Ten years ago, something unheard of in a region where people who do not strike back when struck are often dismissed was in the process of happening: a full, complete move across the Middle East toward peace. Personally, I don't care what all of you Rapture freaks out there have to say about Daniel 9:27 and about peace in the Middle East bringing on the end of the world. This region has seen more war, more bloodshed, and more random (and utterly irrational) violence between nations, neighbors, and brothers than I care to comment on in this post, and those deaths (and the violence of the Middle East) are not unimportant in the eyes of God.

It is this particular point of view that I want to address today because it is, I believe, at the heart of why things have come to the point at which they are now in the Middle East. A couple of days ago, on NPR, I heard a Christian leader say, and I paraphrase, that it is a biblical mandate that every Christian support Israel (I believe the exact words he used were "the Bible commands"). Ladies and gentlemen, I have been reading the Bible over and over again for 6 years, ever since I first came to Christ, and I have yet to see one verse saying anything about Christians supporting Israel. I also have yet to read a verse that promises a blessing or special favor from God to be bestowed on Israel's supporters (another teaching that I have personally heard in the Dallas/Fort Worth Metroplex).

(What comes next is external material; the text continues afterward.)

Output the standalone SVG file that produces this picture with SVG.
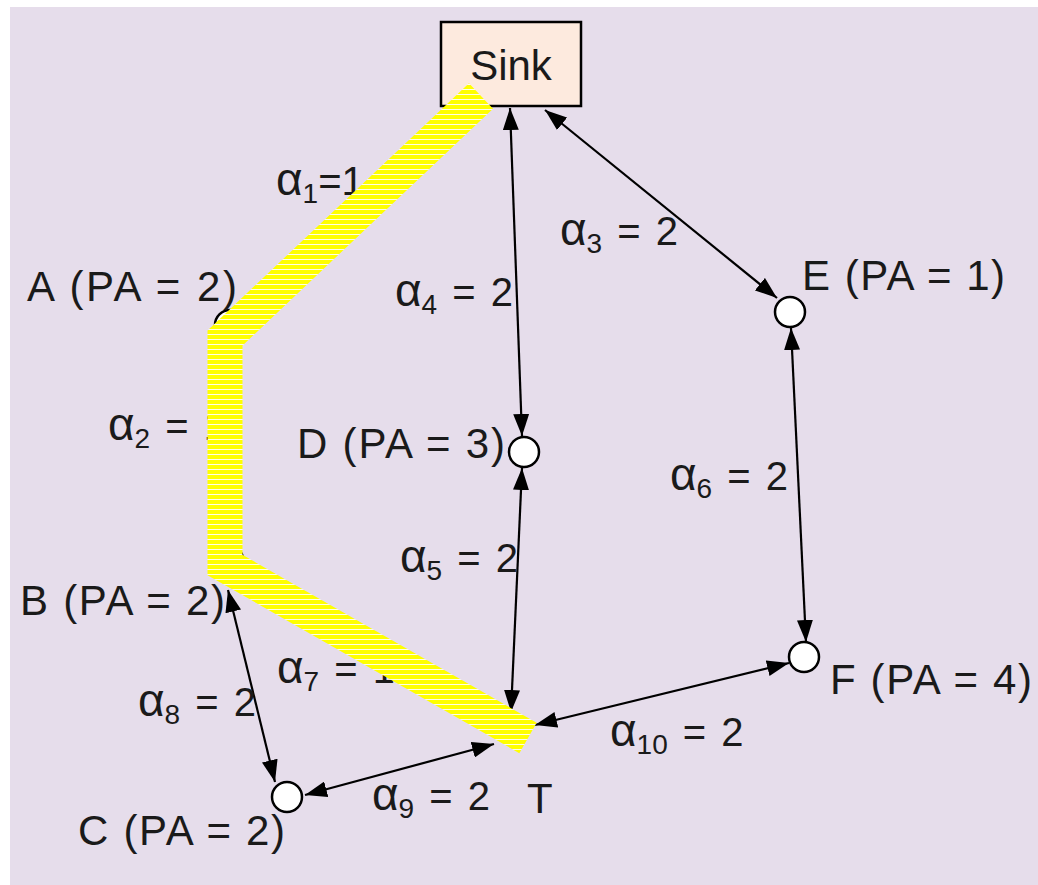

The following is the closest thing I can see to a biblical "injunction" on the matter of Christians/Israel:

17If some of the branches have been broken off, and you, though a wild olive shoot, have been grafted in among the others and now share in the nourishing sap from the olive root, 18do not boast over those branches. If you do, consider this: You do not support the root, but the root supports you. 19You will say then, "Branches were broken off so that I could be grafted in." 20Granted. But they were broken off because of unbelief, and you stand by faith. Do not be arrogant, but be afraid. 21For if God did not spare the natural branches, he will not spare you either.
--Romans 11:17-21


Paul's letter to the Romans addressed a specific community of Christians made up of Gentiles (whom he describes in this passage as ingrafted branches) and Jews (whom he describes as the branches that have been broken off). This passage, in particular, calls upon Jewish and Gentile Christians alike to consider the "root" (Christ--the source of their faith) over and above their particular standing as "branches" of the root. In other words, Paul was having the same conversation with the Roman believers that Jesus had with his disciples over and over again, the conversation that almost always began with the question, "Rabbi, which of us is the greatest in the kingdom of heaven?"

Nowhere in this passage is there an injunction (or anything that could be interpreted as an injunction) for believers to support Israel. (In fact, for most of the time in which the New Testament was transmitted and published, Israel did not even exist, so I wonder how such a reading is even possible.) Verse 21 even seems to undercut the idea, pointing out that God (as outlined in the Hebrew Bible) in effect "disinherited" Israel because of its wickedness and stubborn refusal to listen to or obey the God of her forefathers, so that God (as also outlined in the Hebrew Bible) does not show partiality between Jew and Gentile (or, in the Middle East of today, between Jew and Arab) and considers everyone in the world his "people."

In other words, God can "inherit" and "disinherit" whomever he chooses, and it is one's relationship to God via Christ that determines one's "standing," not family or blood or nationhood.

And it seems the words of Christ 2000 years ago about turning the other cheek, loving one's enemies, and sacrificing one's life for one's brothers have gotten lost in the zeal among some Christians to take sides in the current war between Israel and its neighbors.